Both ivermectin and Bti took advantage of specific biological pathways/environments that exist within their target pest, but are absent from non-target organisms. This meant that the activity harnessed to control the pest did not also cause collateral damage to unintended organisms/populations. Moreover, ivermectin could be consumed as a therapeutic intervention while Bti would be approved by WHO for application directly into drinking water. While biological controls had already begun establishing a place in agriculture and forestry, the implementation of a biological for BOTH a blood-treatment and an insecticide intervention in Public Health was unprecedented.
Research showed that ivermectin operates by interrupting communication between the helminthic nervous system and musculature of the worm, paralyzing it. The results are specifically harsh on juvenile larvae, 95% of which perish from a single dose. Even though adult worms remain alive, it is the microfilaria that cause the disease. By eliminating the juveniles, the symptoms of onchocerciasis are relieved.
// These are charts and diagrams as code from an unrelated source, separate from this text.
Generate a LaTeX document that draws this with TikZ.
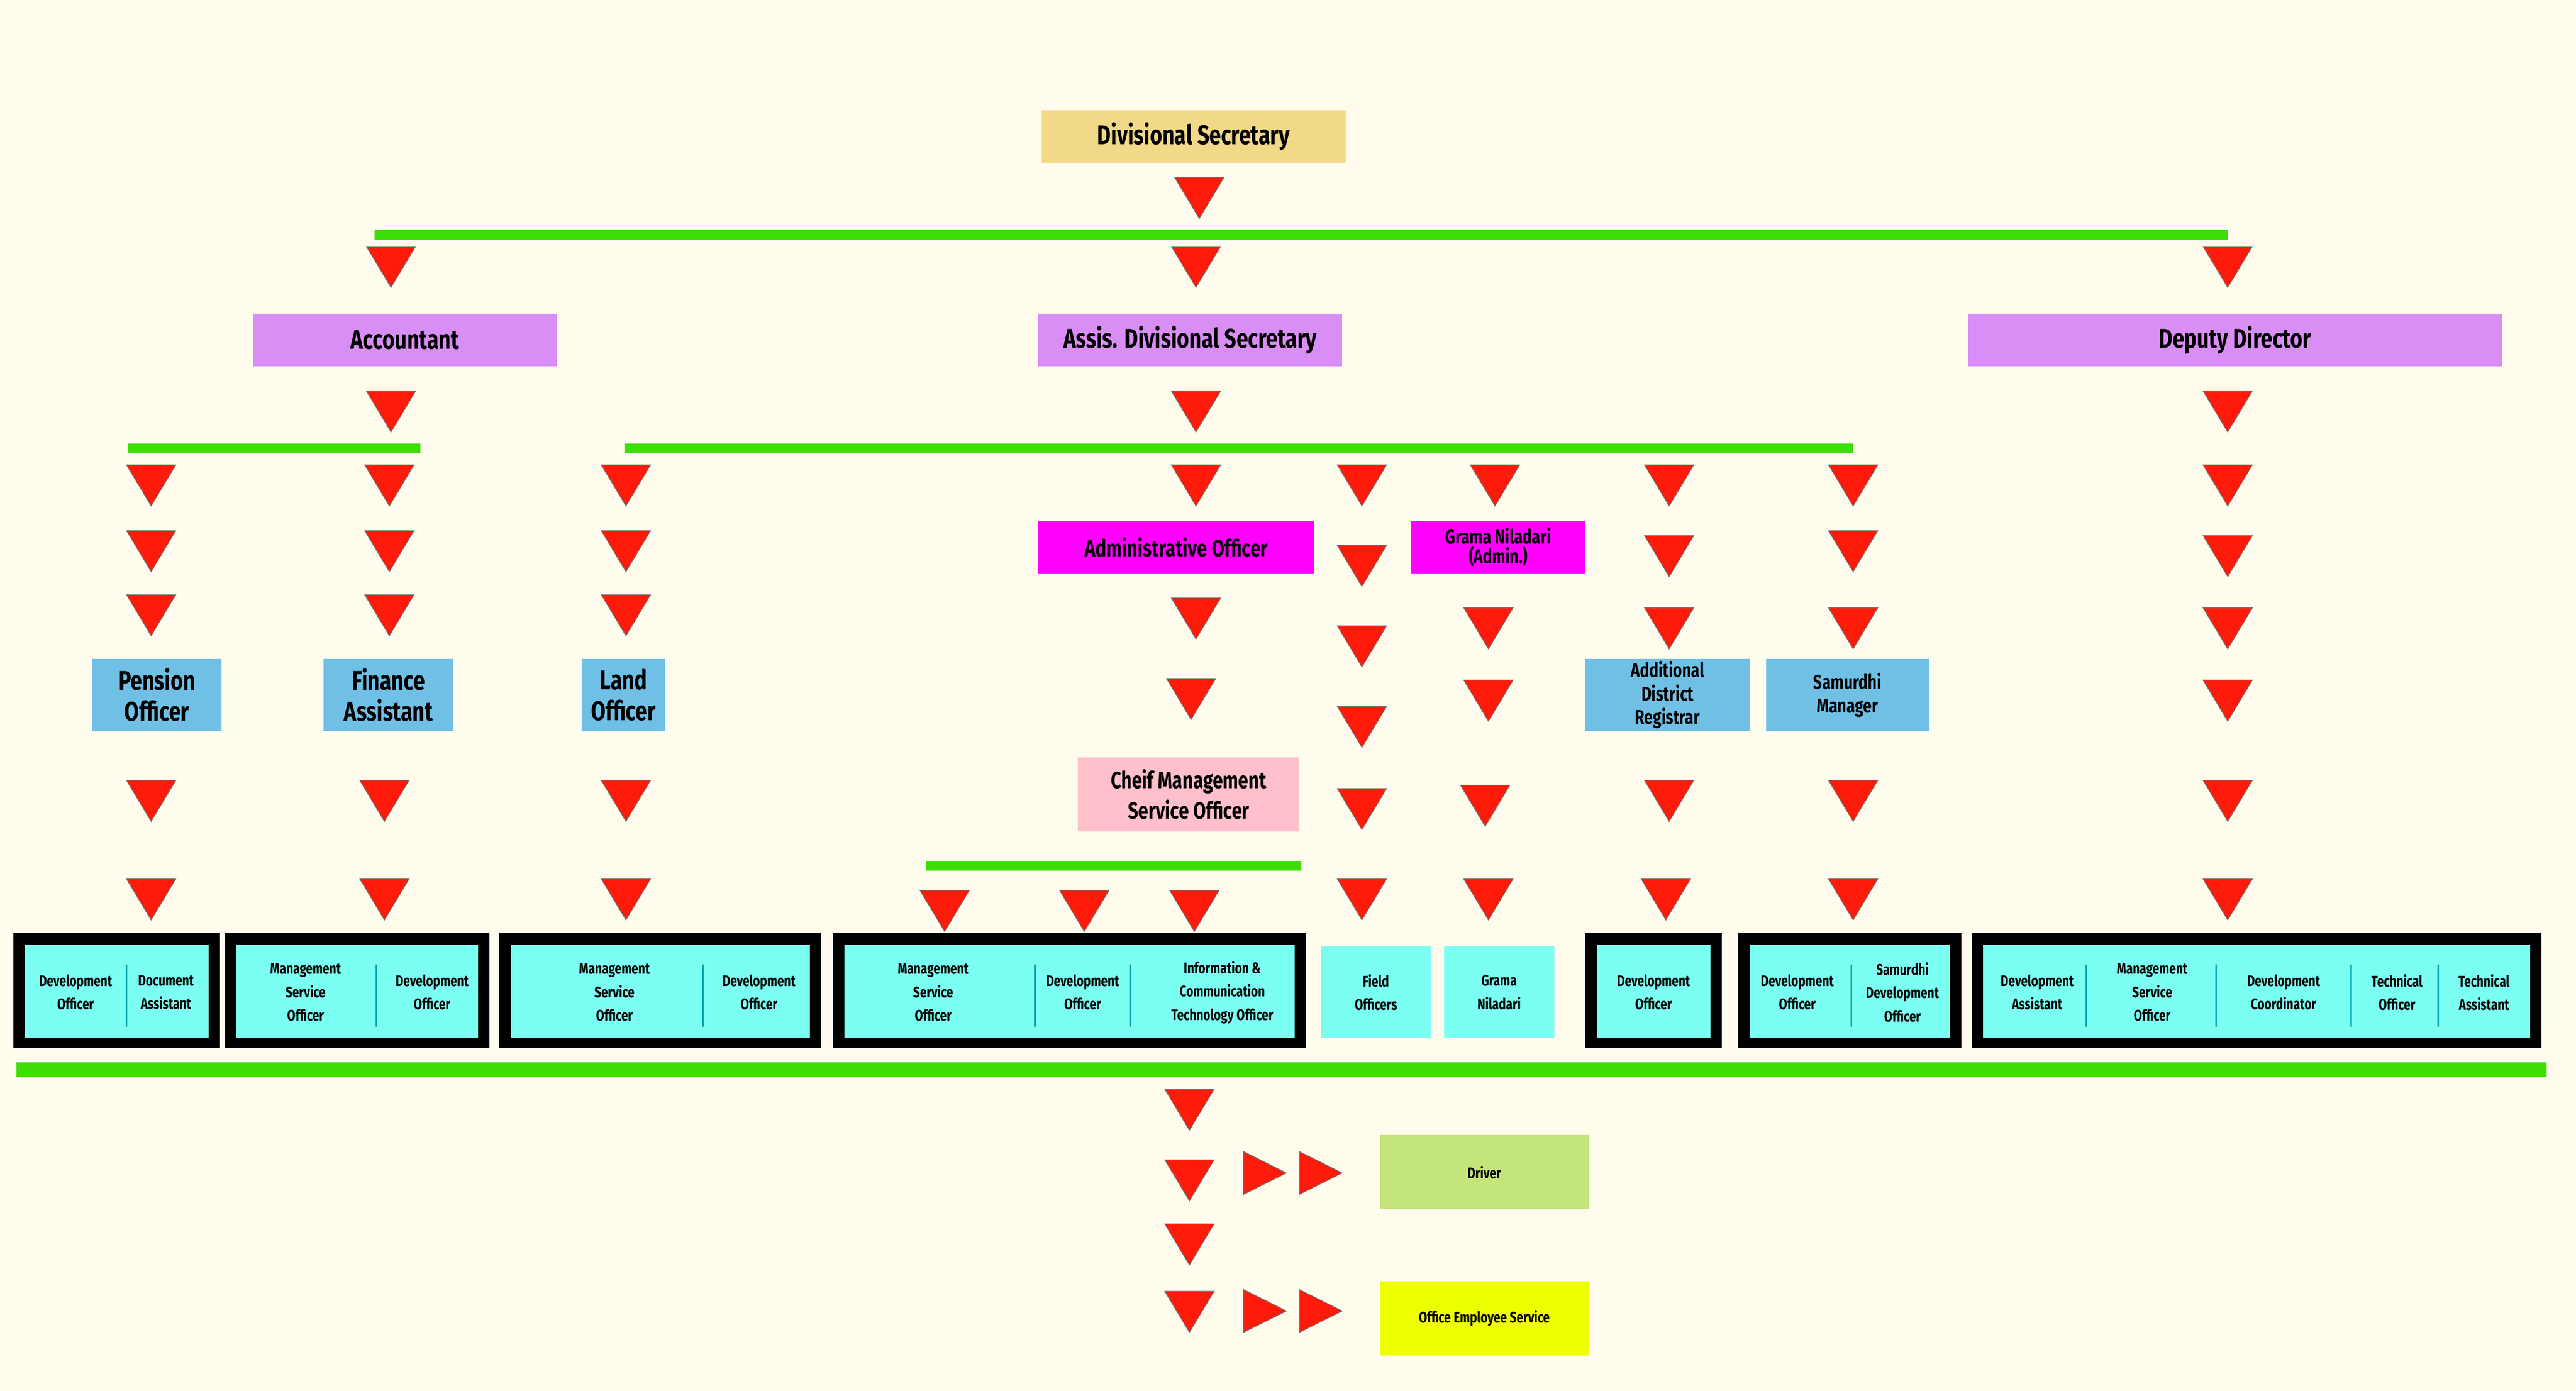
\documentclass[tikz,border=0pt]{standalone}
\usepackage{fontspec}
\setmainfont{Fira Sans}[BoldFont={Fira Sans Bold},FakeStretch=0.78]
\begin{document}
\begin{tikzpicture}[x=0.03189cm,y=-0.03189cm,
  sz/.style 2 args={minimum width=#1*0.03189cm, minimum height=#2*0.03189cm, inner sep=0pt},
  lbl/.style={font=\bfseries\fontsize{15}{17}\selectfont, text=black, align=center},
  sm/.style={font=\bfseries\fontsize{8.5}{13}\selectfont, text=black, align=center},
  gline/.style={draw=gr, line width=6*0.03189cm},
  cell/.style={fill=cy},
  divl/.style={draw=teal!70!cyan, line width=0.9pt}]
\definecolor{bg}{HTML}{FFFCEE}
\definecolor{gr}{HTML}{3EDD05}
\definecolor{tr}{HTML}{FF1A0A}
\definecolor{gold}{HTML}{F2D98A}
\definecolor{vio}{HTML}{D98EF5}
\definecolor{blu}{HTML}{70C0E6}
\definecolor{cy}{HTML}{7BFFF2}
\definecolor{pinkk}{HTML}{FFC0CB}
\definecolor{lime}{HTML}{C3E57A}
\definecolor{yel}{HTML}{EEFF00}
\definecolor{mag}{HTML}{FF00FF}
\fill[bg] (0,0) rectangle (1568,846.7);
\useasboundingbox (0,0) rectangle (1568,846.7);
\newcommand\dtri[2]{\fill[tr,draw=black!55,line width=0.4pt] ({#1-15},{#2}) -- ({#1+15},{#2}) -- ({#1},{#2+25}) -- cycle;}
\newcommand\rtri[2]{\fill[tr,draw=black!55,line width=0.4pt] ({#1},{#2-13}) -- ({#1},{#2+13}) -- ({#1+26},{#2}) -- cycle;}
% top level
\node[sz={185}{32},fill=gold,lbl] (ds) at (726.5,83) {Divisional Secretary};
\dtri{730}{108}
\draw[gline] (228,143) -- (1356,143);
\dtri{238}{150}\dtri{728}{150}\dtri{1356}{150}
\node[sz={185}{32},fill=vio,lbl] (acc) at (246.5,207) {Accountant};
\node[sz={185}{32},fill=vio,lbl] (ads) at (724.5,207) {Assis. Divisional Secretary};
\node[sz={325}{32},fill=vio,lbl] (dd) at (1360.5,207) {Deputy Director};
\dtri{238}{238}\dtri{728}{238}\dtri{1356}{238}
\draw[gline] (78,273) -- (256,273);
\draw[gline] (380,273) -- (1128,273);
% column triangles
\foreach \x in {92,237,381,728,829,910,1016,1128,1356} {\dtri{\x}{283}}
\foreach \x in {92,237,381,1128} {\dtri{\x}{323}}
\dtri{829}{332}\dtri{1016}{326}\dtri{1356}{326}
\foreach \x in {92,237,381} {\dtri{\x}{362}}
\dtri{728}{364}\dtri{829}{381}
\foreach \x in {906,1016,1128,1356} {\dtri{\x}{370}}
\node[sz={168}{32},fill=mag,font=\bfseries\fontsize{13}{15}\selectfont,align=center] (ao) at (716,333) {Administrative Officer};
\node[sz={106}{32},fill=mag,font=\bfseries\fontsize{11}{11}\selectfont,align=center] (gna) at (912,333) {Grama Niladari\\(Admin.)};
\node[sz={79}{44},fill=blu,lbl] (po) at (95.5,423) {Pension\\Officer};
\node[sz={79}{44},fill=blu,lbl] (fa) at (236.5,423) {Finance\\Assistant};
\node[sz={51}{44},fill=blu,lbl] (lo) at (379.5,423) {Land\\Officer};
\node[sz={100}{44},fill=blu,font=\bfseries\fontsize{11}{13}\selectfont,align=center] (adr) at (1015,423) {Additional\\District\\Registrar};
\node[sz={99}{44},fill=blu,font=\bfseries\fontsize{11}{13}\selectfont,align=center] (sm) at (1124.5,423) {Samurdhi\\Manager};
\dtri{725}{413}\dtri{829}{430}\dtri{906}{414}\dtri{1356}{414}
\node[sz={135}{45},fill=pinkk,font=\bfseries\fontsize{13}{17}\selectfont,align=center] (cms) at (723.5,483.5) {Cheif Management\\Service Officer};
\foreach \x in {92,234,381,1016,1128,1356} {\dtri{\x}{475}}
\dtri{829}{480}\dtri{904}{478}
\draw[gline] (564,527) -- (792,527);
\foreach \x in {92,234,381,829,906,1014,1128,1356} {\dtri{\x}{535}}
\foreach \x in {575,660,727} {\dtri{\x}{542}}
% bottom boxes
\foreach \a/\b in {8/134,137/298,304/500,507/795,965/1048,1058/1194,1200/1547}
  {\fill[black] (\a,568) rectangle (\b,638);
   \fill[cy] (\a+7,575) rectangle (\b-7,632);}
\fill[cy] (804,576) rectangle (871,632);
\fill[cy] (879,576) rectangle (946,632);
\foreach \x in {77,229,428,630,688,1127,1270,1349,1431,1484}
  {\draw[divl] (\x,587) -- (\x,625);}
\node[sm] (c1) at (46,604) {Development\\Officer};
\node[sm] (c2) at (101,604) {Document\\Assistant};
\node[sm] (c3) at (186,604) {Management\\Service\\Officer};
\node[sm] (c4) at (263,604) {Development\\Officer};
\node[sm] (c5) at (374,604) {Management\\Service\\Officer};
\node[sm] (c6) at (462,604) {Development\\Officer};
\node[sm] (c7) at (568,604) {Management\\Service\\Officer};
\node[sm] (c8) at (659,604) {Development\\Officer};
\node[sm] (c9) at (744,604) {Information \&\\Communication\\Technology Officer};
\node[sm] (c10) at (837.5,604) {Field\\Officers};
\node[sm] (c11) at (912.5,604) {Grama\\Niladari};
\node[sm] (c12) at (1006.5,604) {Development\\Officer};
\node[sm] (c13) at (1094,604) {Development\\Officer};
\node[sm] (c14) at (1158,604) {Samurdhi\\Development\\Officer};
\node[sm] (c15) at (1240,604) {Development\\Assistant};
\node[sm] (c16) at (1310,604) {Management\\Service\\Officer};
\node[sm] (c17) at (1390,604) {Development\\Coordinator};
\node[sm] (c18) at (1459,604) {Technical\\Officer};
\node[sm] (c19) at (1512,604) {Technical\\Assistant};
% bottom
\draw[draw=gr, line width=9*0.03189cm] (10,651) -- (1550,651);
\dtri{724}{663}\dtri{724}{706}\dtri{724}{745}\dtri{724}{786}
\rtri{757}{714}\rtri{791}{714}\rtri{757}{798}\rtri{791}{798}
\node[sz={127}{45},fill=lime,sm] (drv) at (903.5,713.5) {Driver};
\node[sz={127}{45},fill=yel,sm] (oes) at (903.5,802.5) {Office Employee Service};
\end{tikzpicture}
\end{document}
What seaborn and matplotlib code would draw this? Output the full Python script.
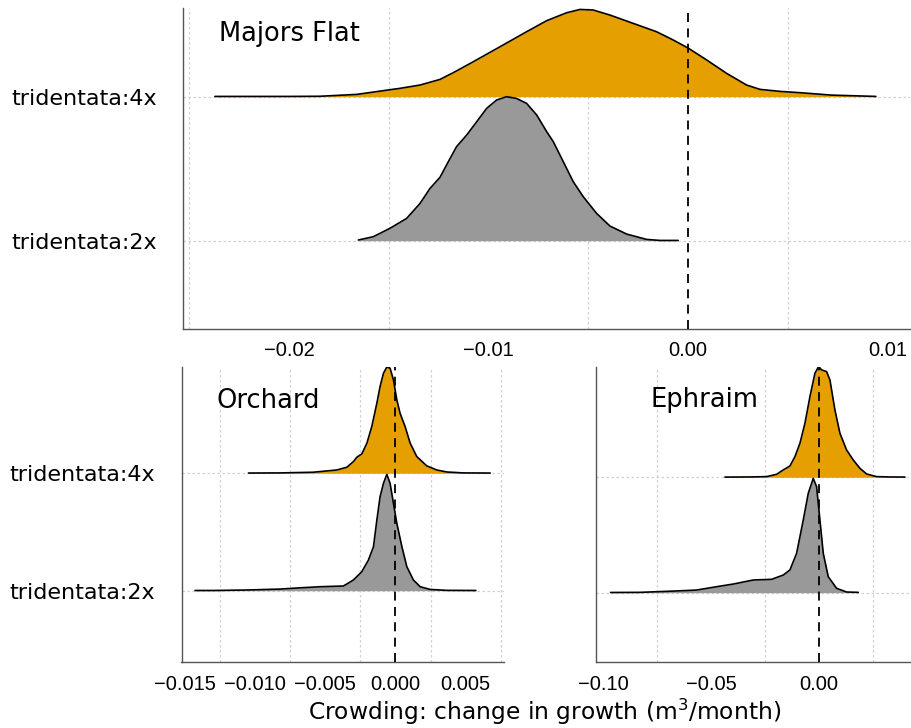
import matplotlib
matplotlib.use("Agg")
import matplotlib.pyplot as plt
import numpy as np
import pandas as pd
import seaborn as sns

# ---------------- data ----------------
ploidy_levels = ["tridentata:2x", "tridentata:4x"]
site_names = ["Majors Flat", "Orchard", "Ephraim"]
ploidy_colors = {"tridentata:4x": "#E69F00", "tridentata:2x": "#999999"}

# Majors Flat
mf_4x_x = [-0.02371, -0.02000, -0.01846, -0.01660, -0.01496, -0.01444, -0.01343, -0.01243,
           -0.01176, -0.01076, -0.00942, -0.00809, -0.00708, -0.00608, -0.00541, -0.00475,
           -0.00391, -0.00274, -0.00157, -0.00074, 0.00003, 0.00094, 0.00194, 0.00294,
           0.00361, 0.00461, 0.00561, 0.00721, 0.00942]
mf_4x_h = [0.002, 0.002, 0.003, 0.016, 0.048, 0.058, 0.081, 0.120,
           0.167, 0.243, 0.347, 0.451, 0.528, 0.583, 0.606, 0.602,
           0.567, 0.509, 0.451, 0.394, 0.336, 0.255, 0.162, 0.081,
           0.051, 0.037, 0.028, 0.011, 0.002]
mf_2x_x = [-0.01652, -0.01577, -0.01494, -0.01410, -0.01343, -0.01293, -0.01243, -0.01201,
           -0.01160, -0.01109, -0.01059, -0.01009, -0.00959, -0.00909, -0.00859, -0.00809,
           -0.00758, -0.00708, -0.00675, -0.00625, -0.00575, -0.00525, -0.00458, -0.00391,
           -0.00307, -0.00207, -0.00140, -0.00049]
mf_2x_h = [0.005, 0.028, 0.086, 0.155, 0.259, 0.363, 0.440, 0.549,
           0.653, 0.734, 0.826, 0.919, 0.977, 1.000, 0.988, 0.954,
           0.873, 0.757, 0.688, 0.549, 0.410, 0.306, 0.190, 0.102,
           0.046, 0.009, 0.002, 0.002]

# Orchard
or_4x_x = [-0.01045, -0.00820, -0.00583, -0.00417, -0.00346, -0.00299, -0.00275, -0.00239,
           -0.00203, -0.00168, -0.00132, -0.00109, -0.00085, -0.00061, -0.00038, -0.00014,
           0.00010, 0.00033, 0.00069, 0.00105, 0.00152, 0.00223, 0.00294, 0.00366,
           0.00484, 0.00674]
or_4x_h = [0.002, 0.003, 0.009, 0.028, 0.051, 0.099, 0.136, 0.165,
           0.256, 0.398, 0.597, 0.739, 0.852, 0.905, 0.895, 0.795,
           0.625, 0.511, 0.398, 0.256, 0.142, 0.063, 0.028, 0.011,
           0.003, 0.002]
or_2x_x = [-0.01425, -0.01294, -0.01057, -0.00820, -0.00701, -0.00536, -0.00370, -0.00346,
           -0.00299, -0.00239, -0.00192, -0.00156, -0.00132, -0.00109, -0.00085, -0.00061,
           -0.00038, -0.00014, 0.00010, 0.00046, 0.00081, 0.00128, 0.00176, 0.00247,
           0.00366, 0.00572]
or_2x_h = [0.002, 0.002, 0.006, 0.014, 0.023, 0.034, 0.040, 0.057,
           0.091, 0.162, 0.261, 0.375, 0.602, 0.801, 0.915, 0.991,
           0.915, 0.744, 0.574, 0.375, 0.205, 0.091, 0.034, 0.011,
           0.003, 0.002]

# Ephraim
ep_4x_x = [-0.04356, -0.03197, -0.02425, -0.01962, -0.01653, -0.01344, -0.01112, -0.00880,
           -0.00649, -0.00417, -0.00185, -0.00015, 0.00124, 0.00355, 0.00510, 0.00741,
           0.00973, 0.01282, 0.01591, 0.01900, 0.02209, 0.02672, 0.03290, 0.03985]
ep_4x_h = [0.002, 0.003, 0.006, 0.026, 0.064, 0.098, 0.179, 0.295,
           0.468, 0.699, 0.902, 0.960, 0.931, 0.916, 0.844, 0.584,
           0.382, 0.237, 0.150, 0.078, 0.029, 0.006, 0.003, 0.002]
ep_2x_x = [-0.09654, -0.08295, -0.06751, -0.05669, -0.04741, -0.03971, -0.03045, -0.02192,
           -0.01653, -0.01344, -0.01035, -0.00726, -0.00494, -0.00263, -0.00108, 0.00046,
           0.00201, 0.00432, 0.00819, 0.01282, 0.01823]
ep_2x_h = [0.002, 0.003, 0.014, 0.023, 0.052, 0.075, 0.110, 0.116,
           0.153, 0.197, 0.341, 0.630, 0.861, 0.991, 0.919, 0.630,
           0.341, 0.139, 0.038, 0.006, 0.003]

mf_ticks = [-0.02, -0.01, 0.00, 0.01]
mf_tick_labels = ["\u22120.02", "\u22120.01", "0.00", "0.01"]
or_ticks = [-0.015, -0.010, -0.005, 0.000, 0.005]
or_tick_labels = ["\u22120.015", "\u22120.010", "\u22120.005", "0.000", "0.005"]
ep_ticks = [-0.10, -0.05, 0.00]
ep_tick_labels = ["\u22120.10", "\u22120.05", "0.00"]

x_label = "Crowding: change in growth (m$^3$/month)"

# ---------------- build table ----------------
curves = {
    ("Majors Flat", "tridentata:4x"): (mf_4x_x, mf_4x_h),
    ("Majors Flat", "tridentata:2x"): (mf_2x_x, mf_2x_h),
    ("Orchard", "tridentata:4x"): (or_4x_x, or_4x_h),
    ("Orchard", "tridentata:2x"): (or_2x_x, or_2x_h),
    ("Ephraim", "tridentata:4x"): (ep_4x_x, ep_4x_h),
    ("Ephraim", "tridentata:2x"): (ep_2x_x, ep_2x_h),
}
rows = []
for (site, ploidy), (xs, hs) in curves.items():
    base = ploidy_levels.index(ploidy) + 1
    for i, (xv, hv) in enumerate(zip(xs, hs)):
        rows.append(dict(site=site, ploidy=ploidy, order=i, x=xv, base=base, y=base + hv))
df = pd.DataFrame(rows)

# ---------------- figure ----------------
sns.set_theme(style="white")
plt.rcParams['font.family'] = ['DejaVu Sans']
plt.rcParams['text.color'] = 'black'

fig = plt.figure(figsize=(9.11, 7.28), dpi=100)
W, H = 911, 728

def px_axes(l, t, r, b):
    return fig.add_axes([l / W, 1 - b / H, (r - l) / W, (b - t) / H])

panels = {
    "Majors Flat": dict(ax=px_axes(183, 8, 910, 329), xlim=(-0.02531, 0.01113), ylim=(0.387, 2.616),
                        ticks=mf_ticks, labels=mf_tick_labels, minor=[-0.025, -0.015, -0.005, 0.005],
                        ylabels=True, title_pos=(0.05, 0.92)),
    "Orchard": dict(ax=px_axes(181.5, 367, 504, 662), xlim=(-0.01521, 0.00772), ylim=(0.393, 2.905),
                    ticks=or_ticks, labels=or_tick_labels, minor=[-0.0125, -0.0075, -0.0025, 0.0025, 0.0075],
                    ylabels=True, title_pos=(0.107, 0.885)),
    "Ephraim": dict(ax=px_axes(596, 367, 910, 662), xlim=(-0.1033, 0.0422), ylim=(0.3995, 2.956),
                    ticks=ep_ticks, labels=ep_tick_labels, minor=[-0.075, -0.025, 0.025],
                    ylabels=False, title_pos=(0.175, 0.888)),
}

grid_kw = dict(color="#d0d0d0", lw=0.9, ls=(0, (2, 2)), zorder=0)

for site in site_names:
    p = panels[site]
    ax = p["ax"]
    ax.set_facecolor("white")
    ax.set_xlim(*p["xlim"])
    ax.set_ylim(*p["ylim"])
    # grid
    for m in p["minor"]:
        ax.axvline(m, **grid_kw)
    for b in (1, 2):
        ax.axhline(b, **grid_kw)
    # ridges: upper (4x) first, lower (2x) on top
    for ploidy in ["tridentata:4x", "tridentata:2x"]:
        sub = df[(df.site == site) & (df.ploidy == ploidy)].sort_values("order")
        ax.fill_between(sub.x, sub.base, sub.y, color=ploidy_colors[ploidy], lw=0, zorder=2)
        sns.lineplot(data=sub, x="x", y="y", sort=False, estimator=None, color="black",
                     lw=1.2, ax=ax, zorder=3)
    ax.axvline(0, color="black", lw=1.3, ls=(0, (5, 3.5)), zorder=4)

    ax.set_xticks(p["ticks"])
    ax.set_xticklabels(p["labels"], family="Liberation Sans", fontsize=14.5)
    ax.set_yticks([1, 2])
    if p["ylabels"]:
        ax.set_yticklabels(ploidy_levels, fontsize=16)
    else:
        ax.set_yticklabels([])
    ax.set_xlabel("")
    ax.set_ylabel("")
    ax.tick_params(axis="x", length=4, width=0.9, color="#333333", pad=5, labelcolor="black")
    ax.tick_params(axis="y", length=5, width=0.9, color="#333333", pad=14, labelcolor="black")
    for s in ["top", "right"]:
        ax.spines[s].set_visible(False)
    for s in ["left", "bottom"]:
        ax.spines[s].set_color("#555555")
        ax.spines[s].set_linewidth(1.0)
    ax.text(p["title_pos"][0], p["title_pos"][1], site, transform=ax.transAxes,
            fontsize=18.5, ha="left", va="center", color="black")

fig.text(544.5 / W, 1 - 720 / H, x_label, ha="center", va="baseline", fontsize=16.8,
         color="black")

fig.savefig("out.png", dpi=100)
Adult movement is hampered too, which has further implications. When thriving, it is hypothesized that males O. volvulus migrate between nodules where fertile females lie waiting for a mate. But as the males’ movement is hampered by ivermectin, many females go unfertilized.
This spelled good news for the OCP, which had already adopted Bti (VectoBac®) as the foundation of its larviciding program by the mid-80s. Ivermectin therapy showed tremendous promise, but would be greatly undermined unless vectors could be managed as well. To contribute to the program, Abbott developed a new formulation of Bti (VectoBac 12AS) that was designed according to WHO specifications to manage black fly biology and provided major economic concessions on VectoBac through what would eventually turn into a ten-year contract with OCP to provide Bti. The upstart biological insecticide would eventually account for an estimated 80% of OCP’s larviciding program.
The Greatest Gift
Ultimately it would be determined that two doses of ivermectin (Mectizan®) per year were enough to interrupt the onchocerciasis transmission cycle. But how much would it cost for a drug needed to treat millions of people over a minimum 15-year program timeline?
As the story goes, Dr. Peter Vagelos, the acting CEO of Merck & Co., was with his wife at a gathering in 1987 where a short film outlined the scale of the onchocerciasis tragedy. By the next morning, Vagelos, had committed to donating the Mectizan therapy to onchocerciasis victims for free for as long as needed.
This single act would be the paradigm shift for OCP. But now the real fight against onchocerciasis was just getting started. Forgetting, for a moment, the great quantities of Mectizan that would have to be manufactured, the expansive geography under pressure from onchocerciasis covered 400 million people. How does one administer a therapy quickly to such vast numbers over a large geography within developing countries? How would the drug be distributed and managed? All of these questions remained unanswered.
Mectizan® is a registered trademark of Merck & Co.